I've long considered writing up a feature-request like this, making blockquoted text collapsable by default, but refrained because I worried it would open up too much opportunity for abuse.
The site has had a long history of users just blindly throwing around lists of evidences (not to mention blatant copy-paste of third-party articles) with little to no context, without the willingness (or apparently even the ability) to critically analyse them. And given that these are often posted in answers to questions that also don't demonstrate the willingness (or apparently even the ability) to critically analyse them, they rarely seem all that helpful to anyone.

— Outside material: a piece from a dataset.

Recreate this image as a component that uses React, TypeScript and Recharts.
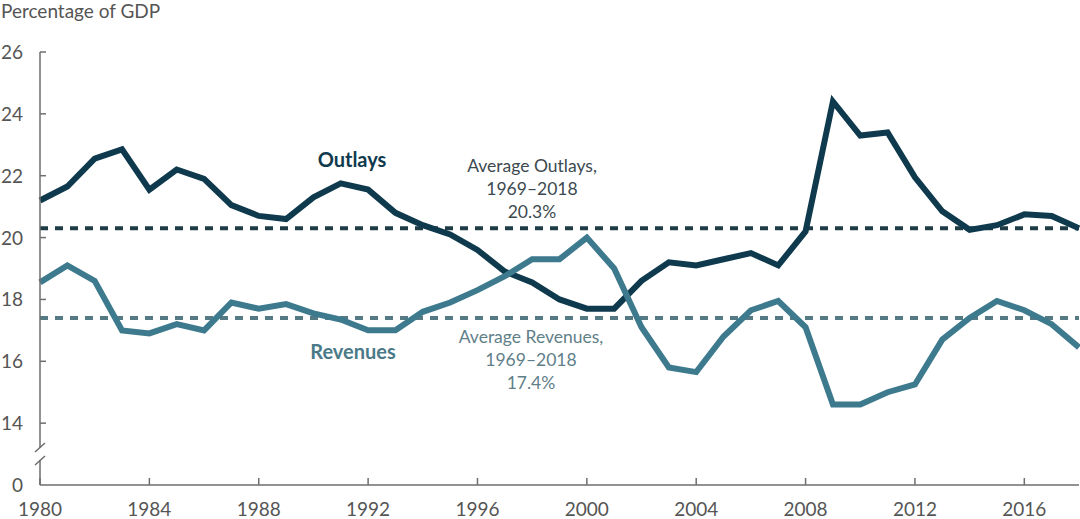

Stack Exchange is geared toward focussed answers to focussed questions, and blind blanket-posts are anything but: As I see it, allowing one to hide such evidences to avoid distracting others is uncomfortably close to encouraging people to stuff their answers with evidences — which may be only tangentially relevant — just because they might be useful to someone (rather than take the effort to determine what actually is useful to the questioner and focus their post accordingly).
In almost every case where I recall actually wanting to collapse lengthy evidences, it's less because they were distracting and more because they plain weren't adding anything useful to the actual answer. In such cases, they shouldn't just be masked, they probably shouldn't be there at all.
Now I'm not saying that this is the case at all with your own linked post; it appears well-written both in its original form and with the added block-quotes (although I would've gone with inline quotes, that's just a stylistic preference). But there's the rub: Your answer seems perfectly fine in both forms. Since there is no significant improvement by having the quotes, nor a significant improvement by removing the quotes, I don't see any significant improvement to be gained by adding a new feature to collapse the quotes.
The "spoiler" idea definitely has some merit here, but given the potential for abuse I would prefer to see more concrete examples where implementing it would show a marked improvement that can't be obtained by just pruning a bunch of irrelevant text.